When I ask Henry if he ever questions whether the information he’s transmitting is accurate, he surprises me by admitting that he isn’t aiming for perfection. “I still sometimes am wrong,” he says. “I aim to be about 80 percent on.” He sometimes compares himself to a mailman, just delivering a message. But he’s okay with his odds. “I just kind of trust the process.”
On one episode of Life After Death, Henry visits his old elementary school and reminisces about what life was like before his psychic ability began to manifest. Things were simpler before the spirit presences, and before fame. “In order to survive, I’ve carved out a life for myself,” he says. “In my free time, the last thing I’m inclined to do is go to a club or go to a rave.” Early episodes of Hollywood Medium showed an assistant trying to get him to go out and party in L.A., but that plotline was quickly dropped.

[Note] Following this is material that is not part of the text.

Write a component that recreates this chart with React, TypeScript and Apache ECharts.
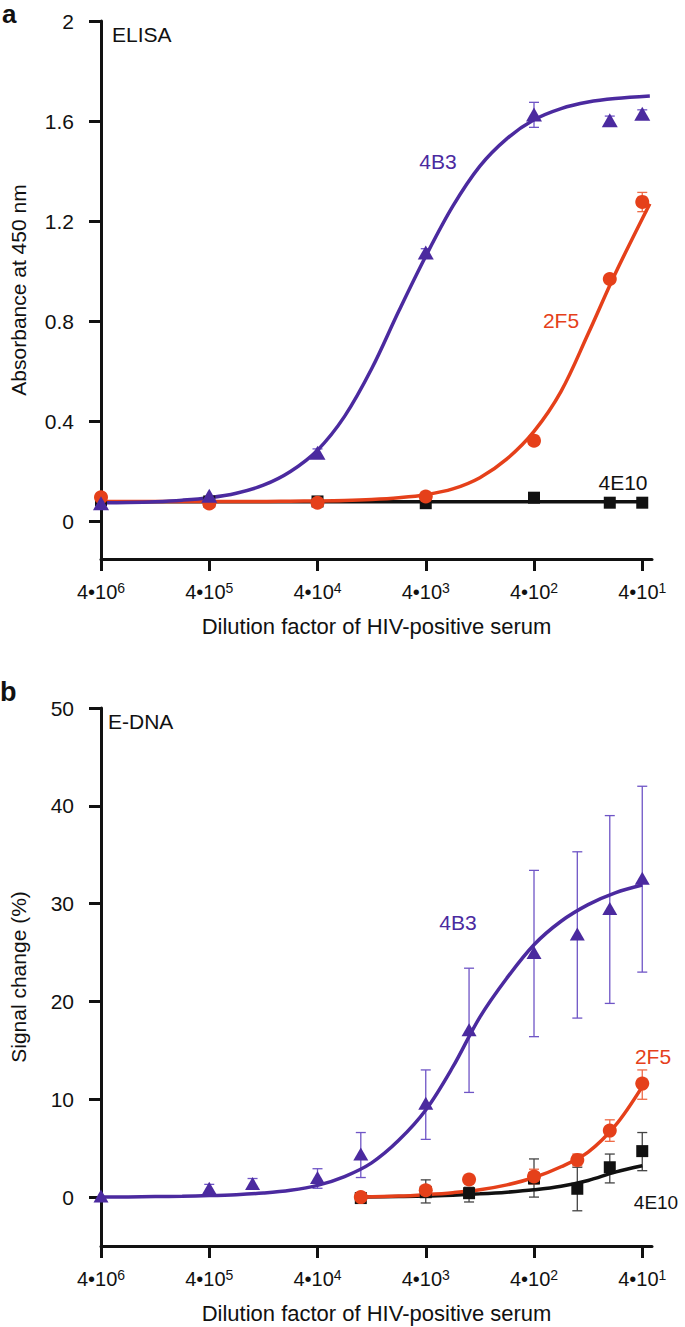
import React, { useEffect, useRef } from "react";
import * as echarts from "echarts";

const FONT = '"Liberation Sans", Arial, Helvetica, sans-serif';
const PURPLE = "#4b2a9f";
const RED = "#e5401a";
const BLACK = "#111111";
const PURPLE_ERR = "#6f55c6";
const RED_ERR = "#ee6b47";
const BLACK_ERR = "#444444";

// x positions are decades below 4·10^6 (0 → 4·10^6, 5 → 4·10^1)
const xTickValues = [0, 1, 2, 3, 4, 5];
const xTickExponents = ["6", "5", "4", "3", "2", "1"];
const yTicksA = [0, 0.4, 0.8, 1.2, 1.6, 2];
const yTicksB = [0, 10, 20, 30, 40, 50];

// ---- Panel a (ELISA) ----
const aX = [0, 1, 2, 3, 4, 4.7, 5];
const a4B3 = [0.073, 0.103, 0.275, 1.075, 1.626, 1.603, 1.629];
const a2F5 = [0.097, 0.072, 0.075, 0.1, 0.323, 0.969, 1.277];
const a4E10 = [0.085, 0.08, 0.08, 0.073, 0.095, 0.075, 0.075];
const a4B3Err = [
  [2, 0.26, 0.29],
  [3, 1.06, 1.09],
  [4, 1.575, 1.675],
  [4.7, 1.585, 1.62],
  [5, 1.61, 1.645],
];
const a2F5Err = [[5, 1.238, 1.315]];
const aFitX = [0, 0.25, 0.5, 0.75, 1, 1.25, 1.5, 1.75, 2, 2.25, 2.5, 2.75, 3, 3.25, 3.5, 3.75, 4, 4.25, 4.5, 4.75, 5.07];
const aFit4B3 = [0.075, 0.076, 0.079, 0.085, 0.095, 0.113, 0.145, 0.2, 0.285, 0.42, 0.61, 0.84, 1.06, 1.26, 1.42, 1.53, 1.605, 1.65, 1.676, 1.69, 1.7];
const aFit2F5 = [0.08, 0.08, 0.08, 0.08, 0.08, 0.08, 0.08, 0.081, 0.082, 0.084, 0.088, 0.095, 0.107, 0.13, 0.175, 0.25, 0.36, 0.52, 0.75, 0.99, 1.27];
const aFit4E10X = [0, 5];
const aFit4E10 = [0.079, 0.079];

// ---- Panel b (E-DNA) ----
const bX4B3 = [0, 1, 1.4, 2, 2.4, 3, 3.4, 4, 4.4, 4.7, 5];
const b4B3 = [0.1, 0.9, 1.4, 2.0, 4.4, 9.6, 17.1, 25.0, 26.9, 29.5, 32.6];
const b4B3Err = [
  [1, 0.5, 1.3],
  [1.4, 0.9, 1.9],
  [2, 0.9, 2.9],
  [2.4, 2.0, 6.6],
  [3, 5.9, 13.0],
  [3.4, 10.7, 23.4],
  [4, 16.4, 33.4],
  [4.4, 18.3, 35.3],
  [4.7, 19.8, 39.0],
  [5, 23.0, 42.0],
];
const bX = [2.4, 3, 3.4, 4, 4.4, 4.7, 5];
const b2F5 = [0.0, 0.7, 1.8, 2.1, 3.8, 6.8, 11.6];
const b2F5Err = [
  [3, 0.3, 1.1],
  [3.4, 1.4, 2.2],
  [4, 1.35, 2.85],
  [4.4, 3.2, 4.4],
  [4.7, 5.7, 7.9],
  [5, 10.0, 13.0],
];
const b4E10 = [-0.1, 0.5, 0.4, 1.9, 0.85, 3.05, 4.7];
const b4E10Err = [
  [3, -0.6, 1.76],
  [3.4, -0.5, 1.0],
  [4, 0.0, 3.9],
  [4.4, -1.4, 3.05],
  [4.7, 1.45, 4.4],
  [5, 2.7, 6.6],
];
const bFit4B3X = [0, 0.25, 0.5, 0.75, 1, 1.25, 1.5, 1.75, 2, 2.25, 2.5, 2.75, 3, 3.25, 3.5, 3.75, 4, 4.25, 4.5, 4.75, 5];
const bFit4B3 = [0, 0.02, 0.05, 0.09, 0.15, 0.25, 0.42, 0.7, 1.2, 2.1, 3.5, 5.8, 8.9, 13.3, 18.4, 22.4, 25.8, 28.2, 29.9, 31.1, 31.9];
const bFitX = [2.4, 2.75, 3, 3.25, 3.5, 3.75, 4, 4.25, 4.5, 4.75, 5];
const bFit2F5 = [0, 0.1, 0.25, 0.45, 0.75, 1.25, 2.0, 3.1, 4.6, 7.3, 11.3];
const bFit4E10 = [0, 0.05, 0.1, 0.2, 0.33, 0.5, 0.74, 1.1, 1.7, 2.55, 3.2];

const zip = (xs: number[], ys: number[]) => xs.map((x, i) => [x, ys[i]]);

function xAxisFor(gridIndex: number) {
  return {
    type: "value",
    gridIndex,
    min: 0,
    max: 5.09,
    name: "Dilution factor of HIV-positive serum",
    nameLocation: "middle",
    nameGap: 56,
    nameTextStyle: { fontFamily: FONT, fontSize: 22, color: BLACK },
    axisLine: { show: true, onZero: false, lineStyle: { color: BLACK, width: 3 } },
    axisTick: { show: true, length: 12, inside: false, customValues: xTickValues, lineStyle: { color: BLACK, width: 3 } },
    splitLine: { show: false },
    axisLabel: {
      customValues: xTickValues,
      margin: 22,
      formatter: (v: number) => {
        const i = xTickValues.indexOf(Math.round(v));
        return `{m|4•10}{s|${xTickExponents[i]}}`;
      },
      rich: {
        m: { fontFamily: FONT, fontSize: 20, color: BLACK, lineHeight: 22 },
        s: { fontFamily: FONT, fontSize: 14, color: BLACK, lineHeight: 22, verticalAlign: "top" },
      },
    },
  };
}

function yAxisFor(gridIndex: number, min: number, max: number, ticks: number[], name: string) {
  return {
    type: "value",
    gridIndex,
    min,
    max,
    name,
    nameLocation: "middle",
    nameGap: 72,
    nameTextStyle: { fontFamily: FONT, fontSize: 21, color: BLACK },
    axisLine: { show: true, onZero: false, lineStyle: { color: BLACK, width: 3 } },
    axisTick: { show: true, length: 12, inside: false, customValues: ticks, lineStyle: { color: BLACK, width: 3 } },
    splitLine: { show: false },
    axisLabel: {
      customValues: ticks,
      margin: 27,
      fontFamily: FONT,
      fontSize: 21,
      color: BLACK,
      formatter: (v: number) => String(v),
    },
  };
}

function fitSeries(data: number[][], color: string, axis: number) {
  return {
    type: "line",
    xAxisIndex: axis,
    yAxisIndex: axis,
    data,
    smooth: 0.35,
    showSymbol: false,
    symbol: "none",
    lineStyle: { color, width: 3.5 },
    z: 3,
    silent: true,
  };
}

function pointSeries(data: number[][], color: string, symbol: string, size: any, axis: number) {
  return {
    type: "scatter",
    xAxisIndex: axis,
    yAxisIndex: axis,
    data,
    symbol,
    symbolSize: size,
    itemStyle: { color, opacity: 1 },
    z: 4,
    silent: true,
  };
}

function errSeries(data: number[][], color: string, axis: number) {
  return {
    type: "custom",
    xAxisIndex: axis,
    yAxisIndex: axis,
    data,
    z: 2,
    silent: true,
    encode: { x: 0, y: [1, 2] },
    renderItem: (_params: any, api: any) => {
      const x = api.value(0);
      const lo = api.coord([x, api.value(1)]);
      const hi = api.coord([x, api.value(2)]);
      const cap = 5;
      const style = { stroke: color, lineWidth: 1.3 };
      return {
        type: "group",
        children: [
          { type: "line", shape: { x1: lo[0], y1: lo[1], x2: hi[0], y2: hi[1] }, style },
          { type: "line", shape: { x1: lo[0] - cap, y1: lo[1], x2: lo[0] + cap, y2: lo[1] }, style },
          { type: "line", shape: { x1: hi[0] - cap, y1: hi[1], x2: hi[0] + cap, y2: hi[1] }, style },
        ],
      };
    },
  };
}

function label(text: string, x: number, y: number, color: string, size = 21, weight = "normal", align = "center") {
  return {
    type: "text",
    x,
    y,
    z: 10,
    style: {
      text,
      fill: color,
      fontFamily: FONT,
      fontSize: size,
      fontWeight: weight,
      align,
      verticalAlign: "middle",
      textAlign: align,
      textVerticalAlign: "middle",
    },
  };
}

export default function App() {
  const ref = useRef<HTMLDivElement>(null);
  useEffect(() => {
    document.body.style.margin = "0";
    if (!ref.current) return;
    const chart = echarts.init(ref.current, undefined, { renderer: "svg" });
    const option: any = {
      animation: false,
      backgroundColor: "#ffffff",
      grid: [
        { left: 96, top: 21, width: 556, height: 538 },
        { left: 96, top: 708, width: 556, height: 538 },
      ],
      xAxis: [xAxisFor(0), xAxisFor(1)],
      yAxis: [
        yAxisFor(0, -0.15, 2, yTicksA, "Absorbance at 450 nm"),
        yAxisFor(1, -5, 50, yTicksB, "Signal change (%)"),
      ],
      series: [
        // panel a
        errSeries(a4B3Err, PURPLE_ERR, 0),
        errSeries(a2F5Err, RED_ERR, 0),
        fitSeries(zip(aFit4E10X, aFit4E10), BLACK, 0),
        fitSeries(zip(aFitX, aFit2F5), RED, 0),
        fitSeries(zip(aFitX, aFit4B3), PURPLE, 0),
        pointSeries(zip(aX, a4E10), BLACK, "rect", 12, 0),
        pointSeries(zip(aX, a2F5), RED, "circle", 14, 0),
        pointSeries(zip(aX, a4B3), PURPLE, "triangle", [16, 14], 0),
        // panel b
        errSeries(b4E10Err, BLACK_ERR, 1),
        errSeries(b2F5Err, RED_ERR, 1),
        errSeries(b4B3Err, PURPLE_ERR, 1),
        fitSeries(zip(bFitX, bFit4E10), BLACK, 1),
        fitSeries(zip(bFitX, bFit2F5), RED, 1),
        fitSeries(zip(bFit4B3X, bFit4B3), PURPLE, 1),
        pointSeries(zip(bX, b4E10), BLACK, "rect", 12, 1),
        pointSeries(zip(bX, b2F5), RED, "circle", 14, 1),
        pointSeries(zip(bX4B3, b4B3), PURPLE, "triangle", [15, 13], 1),
      ],
      graphic: [
        label("a", 2, 14, BLACK, 26, "bold", "left"),
        label("b", 0, 692, BLACK, 27, "bold", "left"),
        label("ELISA", 112, 34, BLACK, 21, "normal", "left"),
        label("E-DNA", 108, 721, BLACK, 21, "normal", "left"),
        label("4B3", 438, 161, PURPLE),
        label("2F5", 561, 320, RED),
        label("4E10", 623, 482, BLACK),
        label("4B3", 458, 922, PURPLE),
        label("2F5", 653, 1056, RED),
        label("4E10", 656, 1202, BLACK, 19),
      ],
    };
    chart.setOption(option);
    return () => chart.dispose();
  }, []);
  return <div ref={ref} style={{ width: 685, height: 1327 }} />;
}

His physical health has been imperiled for as long as he’s been famous. Around the time he started working on his first show, he started experiencing debilitating headaches and was diagnosed with a benign cyst in his brain that must be routinely drained when it gets too big, since it’s too dangerous to remove entirely. (“I have wondered if it relates to my ability at all,” Henry says.) He also suffered from a collapsed lung in 2019, and he has congenital blebs — small air-filled cysts — on his lungs, which must also be monitored. There are a lot of doctor’s appointments. Henry attributes these issues to the toll his work takes on his body and compares himself to a professional basketball player who keeps getting injured. “It’s the biggest question I have: Why, if this is something of a gift, does it come at a cost?” he says.
Stopping isn’t an option, either. If he goes too long without doing readings, feelings that aren’t his own begin crowding his consciousness. “If I want to take three weeks off, by week No. 2, I start feeling a little funny and even funnier and even funnier,” he tells me. “Why do I feel a connection to a divorced mother? Why do I feel sadness over not calling my alcoholic son? I don’t have an alcoholic son.” He has described the feeling as being “spiritually constipated.”
“I’m here for a good time, not necessarily here for a long time,” he says with his trademark smile. I ask him my last burning question: Will he and Clint ever get married? They’re getting hitched in December, actually, after rejecting an October 30 wedding date for being “too creepy.” Henry’s looking forward to the milestone. More than most people, he’s aware of life’s transience. As we gaze around at the gravestones and mausoleums that surround us, Henry reflects on his own eventual death. “Mortality is a constant in my life, in my work, in my personal life with my health struggles, death has touched every aspect,” he says. “And so when it comes time, it’ll be okay. I genuinely feel cool with it.” Left unsaid, because to Henry it’s obvious, is that believing you’ll be able to check in with your loved ones from the spirit realm probably makes death seem like much less of a big deal.